-- MATERIAL FOR THE TASK start --

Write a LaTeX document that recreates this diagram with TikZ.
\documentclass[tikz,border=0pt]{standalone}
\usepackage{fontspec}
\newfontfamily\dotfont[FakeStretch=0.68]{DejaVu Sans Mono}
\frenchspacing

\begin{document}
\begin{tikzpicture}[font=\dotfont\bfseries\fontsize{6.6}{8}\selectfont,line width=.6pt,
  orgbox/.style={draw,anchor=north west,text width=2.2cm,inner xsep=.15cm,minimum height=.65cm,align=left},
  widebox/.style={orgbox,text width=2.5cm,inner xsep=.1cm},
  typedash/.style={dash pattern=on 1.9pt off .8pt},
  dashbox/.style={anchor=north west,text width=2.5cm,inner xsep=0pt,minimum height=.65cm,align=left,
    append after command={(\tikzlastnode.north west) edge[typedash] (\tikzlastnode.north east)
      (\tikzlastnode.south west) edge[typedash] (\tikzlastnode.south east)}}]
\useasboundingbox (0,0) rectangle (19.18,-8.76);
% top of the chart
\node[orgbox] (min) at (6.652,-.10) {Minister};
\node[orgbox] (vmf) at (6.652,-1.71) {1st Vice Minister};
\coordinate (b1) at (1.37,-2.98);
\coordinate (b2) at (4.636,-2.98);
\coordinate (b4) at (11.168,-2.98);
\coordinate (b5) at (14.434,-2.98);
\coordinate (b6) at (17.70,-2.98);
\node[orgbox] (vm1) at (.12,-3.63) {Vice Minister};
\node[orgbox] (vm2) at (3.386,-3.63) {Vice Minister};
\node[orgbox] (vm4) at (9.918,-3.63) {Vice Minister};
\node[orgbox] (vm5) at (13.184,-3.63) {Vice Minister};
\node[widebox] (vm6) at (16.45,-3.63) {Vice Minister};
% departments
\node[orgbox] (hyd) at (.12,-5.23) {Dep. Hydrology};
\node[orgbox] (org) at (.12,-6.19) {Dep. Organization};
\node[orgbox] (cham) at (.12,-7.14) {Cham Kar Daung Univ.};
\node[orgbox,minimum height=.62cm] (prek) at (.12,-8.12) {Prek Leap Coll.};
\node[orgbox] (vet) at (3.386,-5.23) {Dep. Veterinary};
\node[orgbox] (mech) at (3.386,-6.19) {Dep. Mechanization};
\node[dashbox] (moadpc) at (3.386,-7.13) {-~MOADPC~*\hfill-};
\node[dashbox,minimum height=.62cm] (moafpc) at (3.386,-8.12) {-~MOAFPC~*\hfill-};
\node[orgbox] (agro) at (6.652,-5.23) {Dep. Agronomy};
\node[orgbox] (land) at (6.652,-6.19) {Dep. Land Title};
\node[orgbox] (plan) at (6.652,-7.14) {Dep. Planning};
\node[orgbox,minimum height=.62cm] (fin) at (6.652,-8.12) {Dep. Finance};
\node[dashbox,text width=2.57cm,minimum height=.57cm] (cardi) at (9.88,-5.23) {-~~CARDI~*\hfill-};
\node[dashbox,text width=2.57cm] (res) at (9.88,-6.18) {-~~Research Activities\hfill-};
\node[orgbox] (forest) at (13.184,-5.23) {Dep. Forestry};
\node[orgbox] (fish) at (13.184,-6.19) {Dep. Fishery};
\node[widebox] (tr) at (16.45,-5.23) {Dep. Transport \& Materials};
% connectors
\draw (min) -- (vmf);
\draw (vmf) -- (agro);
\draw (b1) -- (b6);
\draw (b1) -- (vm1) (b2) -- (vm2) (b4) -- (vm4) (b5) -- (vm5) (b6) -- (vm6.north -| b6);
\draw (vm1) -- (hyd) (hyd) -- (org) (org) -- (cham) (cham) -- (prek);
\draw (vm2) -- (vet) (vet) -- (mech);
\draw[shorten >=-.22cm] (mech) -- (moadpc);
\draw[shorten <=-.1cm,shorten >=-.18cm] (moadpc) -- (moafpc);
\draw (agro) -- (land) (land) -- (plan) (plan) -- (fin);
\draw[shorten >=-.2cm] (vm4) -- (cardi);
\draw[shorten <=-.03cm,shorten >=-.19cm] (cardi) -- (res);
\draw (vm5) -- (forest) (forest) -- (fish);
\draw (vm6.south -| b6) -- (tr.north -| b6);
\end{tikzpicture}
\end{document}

-- MATERIAL FOR THE TASK end --
-- MATERIAL FOR THE TASK start --

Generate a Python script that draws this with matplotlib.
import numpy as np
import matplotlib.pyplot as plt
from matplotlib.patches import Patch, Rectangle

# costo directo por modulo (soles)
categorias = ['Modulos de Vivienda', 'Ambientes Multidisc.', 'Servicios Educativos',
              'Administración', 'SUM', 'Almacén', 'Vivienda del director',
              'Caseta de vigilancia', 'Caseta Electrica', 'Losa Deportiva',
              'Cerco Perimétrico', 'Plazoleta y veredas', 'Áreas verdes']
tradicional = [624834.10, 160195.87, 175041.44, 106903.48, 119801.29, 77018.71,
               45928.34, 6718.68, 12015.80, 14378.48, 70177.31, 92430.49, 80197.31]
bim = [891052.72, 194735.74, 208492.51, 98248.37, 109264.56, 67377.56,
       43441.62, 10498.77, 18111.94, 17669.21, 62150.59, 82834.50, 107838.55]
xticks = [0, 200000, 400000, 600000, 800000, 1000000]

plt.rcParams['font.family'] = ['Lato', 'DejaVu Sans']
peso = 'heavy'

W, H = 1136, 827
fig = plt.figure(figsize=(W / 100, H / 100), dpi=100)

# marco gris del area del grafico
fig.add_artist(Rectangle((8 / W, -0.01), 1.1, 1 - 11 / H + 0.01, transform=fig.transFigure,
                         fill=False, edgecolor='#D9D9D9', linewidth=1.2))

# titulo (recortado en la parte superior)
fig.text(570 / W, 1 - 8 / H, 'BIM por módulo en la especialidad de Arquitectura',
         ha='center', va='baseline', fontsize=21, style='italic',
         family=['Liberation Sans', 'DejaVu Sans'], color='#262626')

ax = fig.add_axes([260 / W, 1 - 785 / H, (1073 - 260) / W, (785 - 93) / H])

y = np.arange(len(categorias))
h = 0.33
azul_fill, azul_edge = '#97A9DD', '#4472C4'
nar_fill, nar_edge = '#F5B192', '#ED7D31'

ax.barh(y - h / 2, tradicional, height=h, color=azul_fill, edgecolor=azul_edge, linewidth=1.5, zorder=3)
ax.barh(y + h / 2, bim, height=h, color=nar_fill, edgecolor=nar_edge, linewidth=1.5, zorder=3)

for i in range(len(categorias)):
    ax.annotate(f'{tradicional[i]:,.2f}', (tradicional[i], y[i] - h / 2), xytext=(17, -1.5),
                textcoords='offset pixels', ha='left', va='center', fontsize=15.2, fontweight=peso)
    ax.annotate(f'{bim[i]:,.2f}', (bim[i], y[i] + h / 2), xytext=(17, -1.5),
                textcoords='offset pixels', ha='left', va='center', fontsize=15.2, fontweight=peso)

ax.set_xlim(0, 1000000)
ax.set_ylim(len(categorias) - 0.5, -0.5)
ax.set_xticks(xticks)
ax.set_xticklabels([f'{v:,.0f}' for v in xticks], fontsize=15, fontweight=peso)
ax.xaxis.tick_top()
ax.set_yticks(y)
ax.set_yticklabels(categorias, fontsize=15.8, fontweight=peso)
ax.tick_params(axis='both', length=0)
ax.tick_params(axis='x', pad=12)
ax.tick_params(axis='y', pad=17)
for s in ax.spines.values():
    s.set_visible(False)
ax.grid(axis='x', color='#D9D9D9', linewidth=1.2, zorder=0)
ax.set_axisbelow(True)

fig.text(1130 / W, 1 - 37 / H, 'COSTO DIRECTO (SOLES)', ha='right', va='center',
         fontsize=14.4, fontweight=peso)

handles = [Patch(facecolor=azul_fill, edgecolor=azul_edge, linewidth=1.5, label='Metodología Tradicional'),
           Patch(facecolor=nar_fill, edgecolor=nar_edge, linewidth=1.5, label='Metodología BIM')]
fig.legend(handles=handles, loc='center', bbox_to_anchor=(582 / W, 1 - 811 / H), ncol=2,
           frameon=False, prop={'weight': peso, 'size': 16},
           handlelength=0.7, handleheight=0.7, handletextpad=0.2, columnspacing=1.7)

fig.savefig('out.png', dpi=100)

-- MATERIAL FOR THE TASK end --

From the line with "Generate a Python" through the line with "from matplotlib.patches import", set down every line exactly and nothing besides.

> _ANSWER FOR THE TASK_
Generate a Python script that draws this with matplotlib.
import numpy as np
import matplotlib.pyplot as plt
from matplotlib.patches import Patch, Rectangle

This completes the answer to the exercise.